DATASET CONTENT »
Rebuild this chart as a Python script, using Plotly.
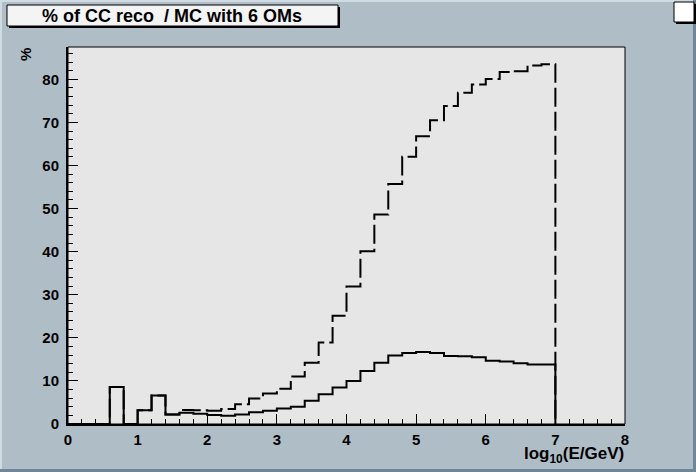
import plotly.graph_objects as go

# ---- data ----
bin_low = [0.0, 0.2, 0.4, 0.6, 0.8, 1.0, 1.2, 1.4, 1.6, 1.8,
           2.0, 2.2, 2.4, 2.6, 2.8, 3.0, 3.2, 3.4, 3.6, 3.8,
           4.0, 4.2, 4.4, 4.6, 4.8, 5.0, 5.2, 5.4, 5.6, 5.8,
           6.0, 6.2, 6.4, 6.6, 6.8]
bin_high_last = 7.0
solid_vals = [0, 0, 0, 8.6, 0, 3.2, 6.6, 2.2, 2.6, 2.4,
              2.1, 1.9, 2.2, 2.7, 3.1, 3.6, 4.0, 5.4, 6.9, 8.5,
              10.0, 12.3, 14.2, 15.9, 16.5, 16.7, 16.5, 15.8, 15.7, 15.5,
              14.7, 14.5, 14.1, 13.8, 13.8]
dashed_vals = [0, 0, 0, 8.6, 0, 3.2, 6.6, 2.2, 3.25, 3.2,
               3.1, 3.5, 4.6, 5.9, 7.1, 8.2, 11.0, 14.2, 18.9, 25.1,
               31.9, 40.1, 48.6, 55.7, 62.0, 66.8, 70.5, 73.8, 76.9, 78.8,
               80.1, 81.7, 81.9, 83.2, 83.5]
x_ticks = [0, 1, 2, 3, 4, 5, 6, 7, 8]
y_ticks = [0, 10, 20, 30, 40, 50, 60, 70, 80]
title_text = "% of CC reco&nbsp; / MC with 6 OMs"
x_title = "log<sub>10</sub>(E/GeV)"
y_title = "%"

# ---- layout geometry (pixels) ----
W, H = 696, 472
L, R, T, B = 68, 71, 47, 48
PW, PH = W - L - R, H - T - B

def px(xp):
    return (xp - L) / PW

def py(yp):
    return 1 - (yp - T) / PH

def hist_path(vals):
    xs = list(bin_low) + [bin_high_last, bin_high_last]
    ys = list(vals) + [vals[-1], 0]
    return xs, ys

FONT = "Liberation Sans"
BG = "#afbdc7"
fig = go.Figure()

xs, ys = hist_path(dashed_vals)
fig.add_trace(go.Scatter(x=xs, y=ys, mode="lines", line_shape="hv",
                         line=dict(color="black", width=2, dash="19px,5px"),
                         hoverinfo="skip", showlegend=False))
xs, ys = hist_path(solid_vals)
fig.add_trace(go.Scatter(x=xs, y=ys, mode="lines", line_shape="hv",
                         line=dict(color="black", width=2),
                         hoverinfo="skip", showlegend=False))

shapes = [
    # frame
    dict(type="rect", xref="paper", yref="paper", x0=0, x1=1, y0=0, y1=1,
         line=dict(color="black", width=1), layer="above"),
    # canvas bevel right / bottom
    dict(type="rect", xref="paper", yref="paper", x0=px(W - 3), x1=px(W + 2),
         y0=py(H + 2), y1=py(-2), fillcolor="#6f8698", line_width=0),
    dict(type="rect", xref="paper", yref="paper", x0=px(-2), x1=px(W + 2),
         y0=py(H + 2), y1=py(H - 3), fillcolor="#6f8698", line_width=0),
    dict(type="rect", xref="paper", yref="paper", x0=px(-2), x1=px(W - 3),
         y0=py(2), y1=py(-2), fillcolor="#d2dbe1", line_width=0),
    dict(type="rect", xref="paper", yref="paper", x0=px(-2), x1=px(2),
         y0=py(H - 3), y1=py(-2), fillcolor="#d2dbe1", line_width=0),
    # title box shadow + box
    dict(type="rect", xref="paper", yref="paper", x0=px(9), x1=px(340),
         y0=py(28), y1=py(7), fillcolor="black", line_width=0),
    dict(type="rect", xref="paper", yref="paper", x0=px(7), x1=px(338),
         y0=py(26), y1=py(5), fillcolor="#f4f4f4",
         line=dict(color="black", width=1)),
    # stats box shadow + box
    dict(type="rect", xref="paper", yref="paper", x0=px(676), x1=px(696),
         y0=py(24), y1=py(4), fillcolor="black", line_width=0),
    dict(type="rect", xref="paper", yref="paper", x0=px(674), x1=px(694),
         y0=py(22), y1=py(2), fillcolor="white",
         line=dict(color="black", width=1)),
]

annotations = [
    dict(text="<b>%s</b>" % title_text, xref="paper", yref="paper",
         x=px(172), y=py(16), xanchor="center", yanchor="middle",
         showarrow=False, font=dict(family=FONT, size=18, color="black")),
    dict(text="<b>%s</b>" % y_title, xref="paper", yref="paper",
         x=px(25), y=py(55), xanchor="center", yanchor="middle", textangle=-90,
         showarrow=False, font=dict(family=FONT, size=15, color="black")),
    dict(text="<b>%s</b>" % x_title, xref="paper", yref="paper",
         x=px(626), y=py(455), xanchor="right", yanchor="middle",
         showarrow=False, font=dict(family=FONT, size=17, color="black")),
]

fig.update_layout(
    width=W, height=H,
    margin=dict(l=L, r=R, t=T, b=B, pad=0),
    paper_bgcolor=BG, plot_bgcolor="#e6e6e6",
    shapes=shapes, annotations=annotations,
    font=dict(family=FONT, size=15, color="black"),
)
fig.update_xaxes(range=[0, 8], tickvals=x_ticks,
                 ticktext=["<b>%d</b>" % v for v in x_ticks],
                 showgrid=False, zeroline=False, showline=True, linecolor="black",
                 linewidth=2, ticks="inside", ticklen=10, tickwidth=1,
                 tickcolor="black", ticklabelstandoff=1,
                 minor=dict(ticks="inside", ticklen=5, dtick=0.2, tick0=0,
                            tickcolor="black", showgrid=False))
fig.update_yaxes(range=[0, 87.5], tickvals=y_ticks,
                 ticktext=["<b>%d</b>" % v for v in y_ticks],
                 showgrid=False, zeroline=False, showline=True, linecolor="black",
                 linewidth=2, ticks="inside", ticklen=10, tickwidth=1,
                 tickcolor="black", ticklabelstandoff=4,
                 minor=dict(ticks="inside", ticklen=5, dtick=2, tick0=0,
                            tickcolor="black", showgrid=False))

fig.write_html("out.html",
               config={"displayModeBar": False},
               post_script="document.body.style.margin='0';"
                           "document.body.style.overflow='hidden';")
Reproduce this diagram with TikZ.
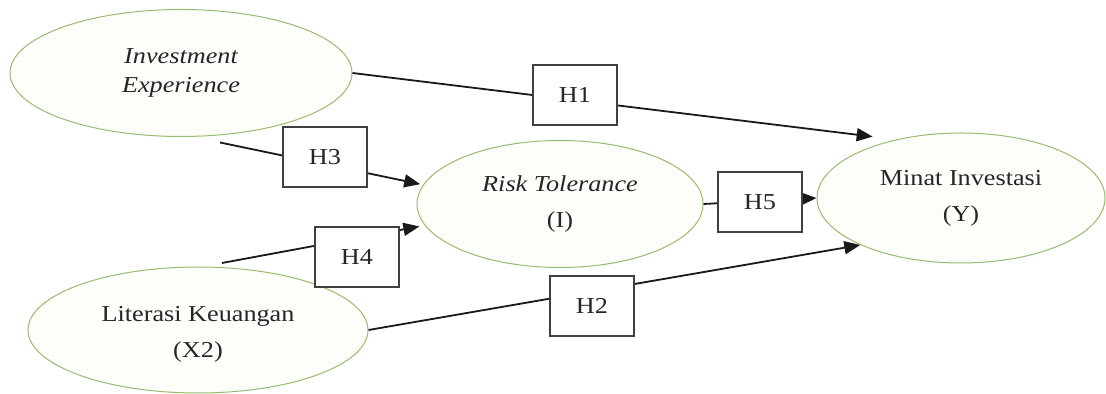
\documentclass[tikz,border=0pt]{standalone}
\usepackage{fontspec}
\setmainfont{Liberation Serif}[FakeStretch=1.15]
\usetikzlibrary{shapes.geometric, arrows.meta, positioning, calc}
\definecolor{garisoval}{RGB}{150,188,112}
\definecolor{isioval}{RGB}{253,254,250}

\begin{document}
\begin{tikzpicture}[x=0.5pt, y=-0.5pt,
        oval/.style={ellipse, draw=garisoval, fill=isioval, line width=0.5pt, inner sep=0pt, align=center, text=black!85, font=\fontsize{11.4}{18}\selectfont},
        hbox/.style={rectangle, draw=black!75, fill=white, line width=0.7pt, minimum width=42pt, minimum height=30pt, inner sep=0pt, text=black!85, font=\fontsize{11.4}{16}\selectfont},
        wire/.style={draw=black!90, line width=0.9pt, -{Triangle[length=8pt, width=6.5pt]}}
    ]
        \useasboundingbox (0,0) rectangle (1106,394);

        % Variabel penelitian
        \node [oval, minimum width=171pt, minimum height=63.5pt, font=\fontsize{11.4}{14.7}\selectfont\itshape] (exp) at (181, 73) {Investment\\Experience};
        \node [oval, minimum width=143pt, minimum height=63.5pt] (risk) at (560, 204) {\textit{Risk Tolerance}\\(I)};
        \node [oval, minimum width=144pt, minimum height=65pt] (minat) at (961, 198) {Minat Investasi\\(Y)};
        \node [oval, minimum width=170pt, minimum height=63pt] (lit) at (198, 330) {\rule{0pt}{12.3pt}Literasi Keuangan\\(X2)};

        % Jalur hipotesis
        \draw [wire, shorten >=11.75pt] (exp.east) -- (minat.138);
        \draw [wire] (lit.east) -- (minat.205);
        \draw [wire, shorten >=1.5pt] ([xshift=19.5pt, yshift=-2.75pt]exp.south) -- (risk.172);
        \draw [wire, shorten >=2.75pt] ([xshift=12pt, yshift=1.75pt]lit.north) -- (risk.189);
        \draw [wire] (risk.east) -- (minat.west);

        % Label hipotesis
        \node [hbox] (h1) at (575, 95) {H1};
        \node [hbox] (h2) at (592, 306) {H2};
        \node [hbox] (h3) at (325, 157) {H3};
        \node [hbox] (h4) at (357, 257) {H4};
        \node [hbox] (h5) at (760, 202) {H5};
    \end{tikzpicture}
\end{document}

DIRECTION »
Only the lines from the one containing "Reproduce this diagram with TikZ." through the last line of the entries above belong in the copy; reproduce them exactly and drop every picture.

TASK OUTPUT »
Reproduce this diagram with TikZ.
\documentclass[tikz,border=0pt]{standalone}
\usepackage{fontspec}
\setmainfont{Liberation Serif}[FakeStretch=1.15]
\usetikzlibrary{shapes.geometric, arrows.meta, positioning, calc}
\definecolor{garisoval}{RGB}{150,188,112}
\definecolor{isioval}{RGB}{253,254,250}

\begin{document}
\begin{tikzpicture}[x=0.5pt, y=-0.5pt,
        oval/.style={ellipse, draw=garisoval, fill=isioval, line width=0.5pt, inner sep=0pt, align=center, text=black!85, font=\fontsize{11.4}{18}\selectfont},
        hbox/.style={rectangle, draw=black!75, fill=white, line width=0.7pt, minimum width=42pt, minimum height=30pt, inner sep=0pt, text=black!85, font=\fontsize{11.4}{16}\selectfont},
        wire/.style={draw=black!90, line width=0.9pt, -{Triangle[length=8pt, width=6.5pt]}}
    ]
        \useasboundingbox (0,0) rectangle (1106,394);

        % Variabel penelitian
        \node [oval, minimum width=171pt, minimum height=63.5pt, font=\fontsize{11.4}{14.7}\selectfont\itshape] (exp) at (181, 73) {Investment\\Experience};
        \node [oval, minimum width=143pt, minimum height=63.5pt] (risk) at (560, 204) {\textit{Risk Tolerance}\\(I)};
        \node [oval, minimum width=144pt, minimum height=65pt] (minat) at (961, 198) {Minat Investasi\\(Y)};
        \node [oval, minimum width=170pt, minimum height=63pt] (lit) at (198, 330) {\rule{0pt}{12.3pt}Literasi Keuangan\\(X2)};

        % Jalur hipotesis
        \draw [wire, shorten >=11.75pt] (exp.east) -- (minat.138);
        \draw [wire] (lit.east) -- (minat.205);
        \draw [wire, shorten >=1.5pt] ([xshift=19.5pt, yshift=-2.75pt]exp.south) -- (risk.172);
        \draw [wire, shorten >=2.75pt] ([xshift=12pt, yshift=1.75pt]lit.north) -- (risk.189);
        \draw [wire] (risk.east) -- (minat.west);

        % Label hipotesis
        \node [hbox] (h1) at (575, 95) {H1};
        \node [hbox] (h2) at (592, 306) {H2};
        \node [hbox] (h3) at (325, 157) {H3};
        \node [hbox] (h4) at (357, 257) {H4};
        \node [hbox] (h5) at (760, 202) {H5};
    \end{tikzpicture}
\end{document}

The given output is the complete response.